For this Samaritan woman, the dialogue with Jesus takes a surprising turn in just a few moments. Even though he had just asked her for a drink, he offered her the living water that quenches all thirst, so that it was she who now asked him: "Lord, give me this water". Instead of answering her directly, he leads her to confide in him about the two tragedies of her life. First, her marital failure: "I have no husband". Then her religious distress: she did not know where to worship God; the schools were opposed: on the mountain or in Jerusalem. This brief dialogue with Jesus highlighted the two main obstacles in the life of this woman, preventing her from reaching God. Jesus led her, without judgment, to humbly acknowledge the two dead ends in her life, the two perpetually unsatisfied thirsts that make her life unhappy.
And this is precisely where Jesus intervenes. He comes to meet us, and leads us to confess to him our thirst, our thirst to love, always unsatisfied because no human can heal the original wound, except God himself.
The living water that Jesus promises the Samaritan woman, that he promises us, is the Holy Spirit that will flow from his pierced heart on the Cross, the divine love that alone can quench our thirst, thirst to love God, and thirst to love humanity. This is the meaning of our lives: to surrender to God our inabilities, to offer him our broken and humiliated hearts, to cry out to him our thirst. And this doesn't come without effort, for we seek in every way to fill the gaps in our hearts, thus preventing the living water from penetrating. Our world excels in offering us a thousand escapes that make us flee our misery, a thousand vinegar drinks that cannot quench our thirst. If there is a real effort, the one that leads us to confess our misery and thirst to God, and implore his help.

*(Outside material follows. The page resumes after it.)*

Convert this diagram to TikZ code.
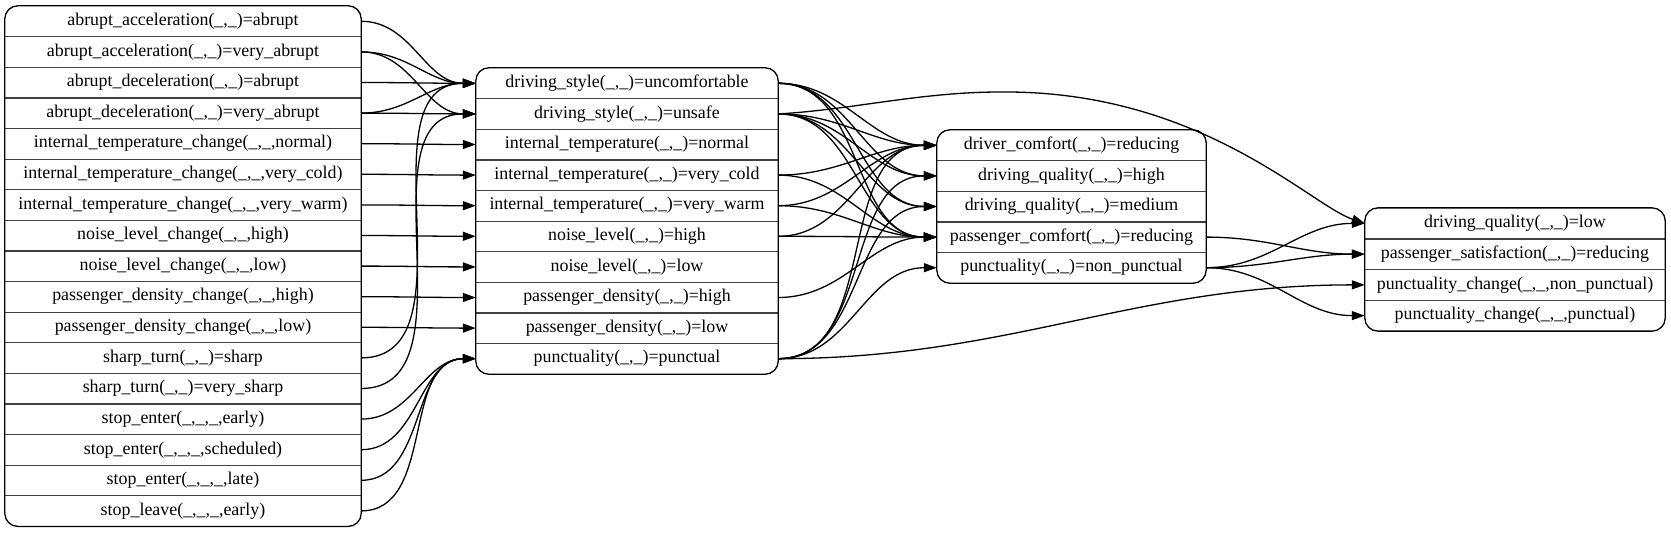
\documentclass[tikz,border=0pt]{standalone}
\usepackage{fontspec}
\setmainfont{Liberation Serif}
\usepackage{tikz}
\usetikzlibrary{arrows.meta}
\tikzstyle{field}=[
        minimum height=30.6pt,
        inner sep=0pt,
        font=\fontsize{17.9}{20}\selectfont
]
\tikzstyle{link}=[
        line width=1.3pt,
        -{Triangle[length=13pt,width=9pt]}
]
\tikzstyle{rule}=[line width=1.3pt, draw=black!75]
\tikzstyle{frame}=[line width=1.3pt, rounded corners=13pt]

\begin{document}
\begin{tikzpicture}[x=1pt,y=1pt]
                        \useasboundingbox (0,0) rectangle (1671,-533);

                        % events
                        \foreach \t [count=\i from 0] in {
                            {abrupt\_acceleration(\_,\_)=abrupt},
                            {abrupt\_acceleration(\_,\_)=very\_abrupt},
                            {abrupt\_deceleration(\_,\_)=abrupt},
                            {abrupt\_deceleration(\_,\_)=very\_abrupt},
                            {internal\_temperature\_change(\_,\_,normal)},
                            {internal\_temperature\_change(\_,\_,very\_cold)},
                            {internal\_temperature\_change(\_,\_,very\_warm)},
                            {noise\_level\_change(\_,\_,high)},
                            {noise\_level\_change(\_,\_,low)},
                            {passenger\_density\_change(\_,\_,high)},
                            {passenger\_density\_change(\_,\_,low)},
                            {sharp\_turn(\_,\_)=sharp},
                            {sharp\_turn(\_,\_)=very\_sharp},
                            {stop\_enter(\_,\_,\_,early)},
                            {stop\_enter(\_,\_,\_,scheduled)},
                            {stop\_enter(\_,\_,\_,late)},
                            {stop\_leave(\_,\_,\_,early)}} {
                            \node[field, minimum width=356pt] (ev\i) at (183,{-6-30.6*(\i+0.5)}) {\t};
                        }

                        % states
                        \foreach \t [count=\i from 0] in {
                            {driving\_style(\_,\_)=uncomfortable},
                            {driving\_style(\_,\_)=unsafe},
                            {internal\_temperature(\_,\_)=normal},
                            {internal\_temperature(\_,\_)=very\_cold},
                            {internal\_temperature(\_,\_)=very\_warm},
                            {noise\_level(\_,\_)=high},
                            {noise\_level(\_,\_)=low},
                            {passenger\_density(\_,\_)=high},
                            {passenger\_density(\_,\_)=low},
                            {punctuality(\_,\_)=punctual}} {
                            \node[field, minimum width=302pt] (st\i) at (627,{-68-30.6*(\i+0.5)}) {\t};
                        }

                        % effects
                        \foreach \t [count=\i from 0] in {
                            {driver\_comfort(\_,\_)=reducing},
                            {driving\_quality(\_,\_)=high},
                            {driving\_quality(\_,\_)=medium},
                            {passenger\_comfort(\_,\_)=reducing},
                            {punctuality(\_,\_)=non\_punctual}} {
                            \node[field, minimum width=269pt] (fx\i) at (1071.5,{-130-30.6*(\i+0.5)}) {\t};
                        }

                        % results
                        \foreach \t [count=\i from 0] in {
                            {driving\_quality(\_,\_)=low},
                            {passenger\_satisfaction(\_,\_)=reducing},
                            {punctuality\_change(\_,\_,non\_punctual)},
                            {punctuality\_change(\_,\_,punctual)}} {
                            \node[field, minimum width=300pt] (res\i) at (1515,{-208-30.75*(\i+0.5)}) {\t};
                        }

                        \foreach \i in {0,...,15} \draw[rule] (ev\i.south west) -- (ev\i.south east);
                        \foreach \i in {0,...,8} \draw[rule] (st\i.south west) -- (st\i.south east);
                        \foreach \i in {0,...,3} \draw[rule] (fx\i.south west) -- (fx\i.south east);
                        \foreach \i in {0,...,2} \draw[rule] (res\i.south west) -- (res\i.south east);

                        \draw[frame] (ev0.north west) rectangle (ev16.south east);
                        \draw[frame] (st0.north west) rectangle (st9.south east);
                        \draw[frame] (fx0.north west) rectangle (fx4.south east);
                        \draw[frame] (res0.north west) rectangle (res3.south east);

                        \foreach \a/\b in {ev0/st0, ev1/st0, ev1/st1, ev2/st0, ev3/st0, ev3/st1,
                                ev4/st2, ev5/st3, ev6/st4, ev7/st5, ev8/st6, ev9/st7, ev10/st8,
                                ev11/st0, ev12/st1, ev13/st9, ev14/st9, ev15/st9, ev16/st9,
                                st0/fx0, st0/fx1, st0/fx2, st0/fx3,
                                st1/fx0, st1/fx1, st1/fx2, st1/fx3,
                                st3/fx0, st3/fx3, st4/fx0, st4/fx3, st5/fx0, st5/fx3, st7/fx3,
                                st9/fx0, st9/fx1, st9/fx2, st9/fx4,
                                fx3/res1, fx4/res0, fx4/res1, fx4/res3, st9/res2} {
                            \draw[link] (\a.east) to[out=0,in=180] (\b.west);
                        }

                        \draw[link] (st1.east) .. controls (850,-110) and (920,-92) .. (1000,-92)
                            .. controls (1200,-90) and (1310,-205) .. (res0.west);

                    \end{tikzpicture}
\end{document}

Therefore, the encounter of Jesus with the Samaritan woman, the encounter of Jesus with each of us, takes on its full meaning. It is the exchange of two thirsts. The Samaritan woman thirsts to be able to love and worship; Jesus thirsts to be able to communicate his love. This is the meaning of his thirst at Jacob's well, and the meaning of his cry of thirst at Golgotha. By revealing his thirst to the Samaritan woman, Jesus revealed hers; by quenching it, he showed her how to quench his own. All that God lacks is what can only come from us: that we welcome the love he desires to communicate to us.
The woman has found the answer to the deepest needs of her soul, and now she wants to give witness to what she has found in Jesus. She addresses those in her own city, where her life of sin was known.
Now she can say, "Come and see a man who has told me all that I ever did; can this be the Christ?”. She has believed what the Lord Jesus told her, and she confesses it with her own mouth before people. This is the sign of a true conversion!

Prayer
Lord, we are thirsty. Give us to drink from your water to receive your Love and carry it to all those we meet.